OTA takes insurance concerns to Queen’s Park
TORONTO, (Aug. 8, 2003) — The Ontario Trucking Association is making sure both the governing Ontario Tories and poll-leading Liberal opposition include insurance reforms for trucking in their upcoming election campaigns.
Skyrocketing automobile insurance rates is becoming an important election issue for both parties. However, the OTA says such interest in the problem hasn’t necessarily translated into concern for the trucking industry, and the association wants commercial vehicle insurance reforms to be considered as well.
While the OTA is distancing itself from some calls demanding a government-run insurance scheme or regulated insurance premiums, it is lobbying for tort reform designed to moderate the dollars that are being paid out in claims. Among the issues raised by OTA was the need to: Eliminate the loss transfer provision for collisions involving commercial vehicles and other types of vehicles; limit a carrier’s liability for costs to the extent to which they are found to be responsible for causing a collision; and, allow the deductibility for tax purposes of self-insurance reserves.
One of OTA’s main criticisms of the industry is that the current no-fault insurance system does not exist where a truck and a car are involved in a collision. Instead, the carrier’s insurance company must pay the amount of any claim on the part of the car driver that exceeds a threshold of $2,000 — regardless of the extent to which the carrier is responsible for causing the collision.
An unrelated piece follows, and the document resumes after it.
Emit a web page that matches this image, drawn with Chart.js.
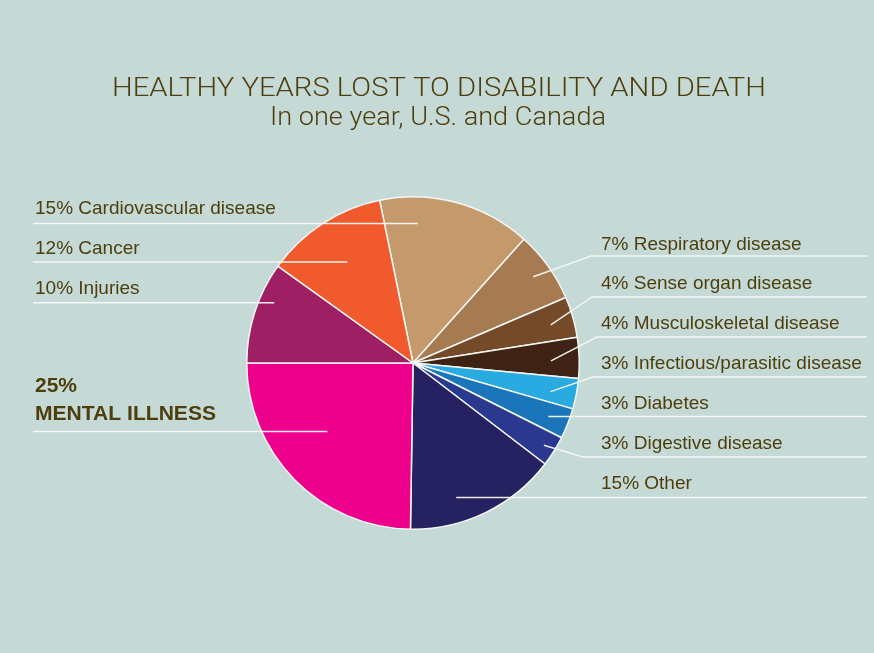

In addition, the current regime in Ontario still allows parties to seek damages in cases of personal injury, and in the case of car-truck collisions the courts have had a tendency to assign a greater share of the costs to carrier insurance policies — taking the position that a carrier is more able to pay (the so called “deep pocket” theory). The OTA insists this ‘deep pockets” approach is patently unfair to the trucking industry, and the government’s tort reform package should include a limitation on the carrier’s liability up to the extent that it was negligent.
In recent meetings with government officials, the OTA also expressed concerns over the lack of competition in the insurance market and sky-rocketing premiums are leading companies to take on higher levels of self-insurance, thereby forcing them to set up reserves in the years when their claims are low. However, tax law does not allow deductibility of reasonable reserves. “Consequently,” the OTA said in a press release, “carriers face the choice of increased administrative costs to implement legal structures such as ‘captive’ insurance schemes, or they may be forced to reduce coverage which is not in society’s best interest.”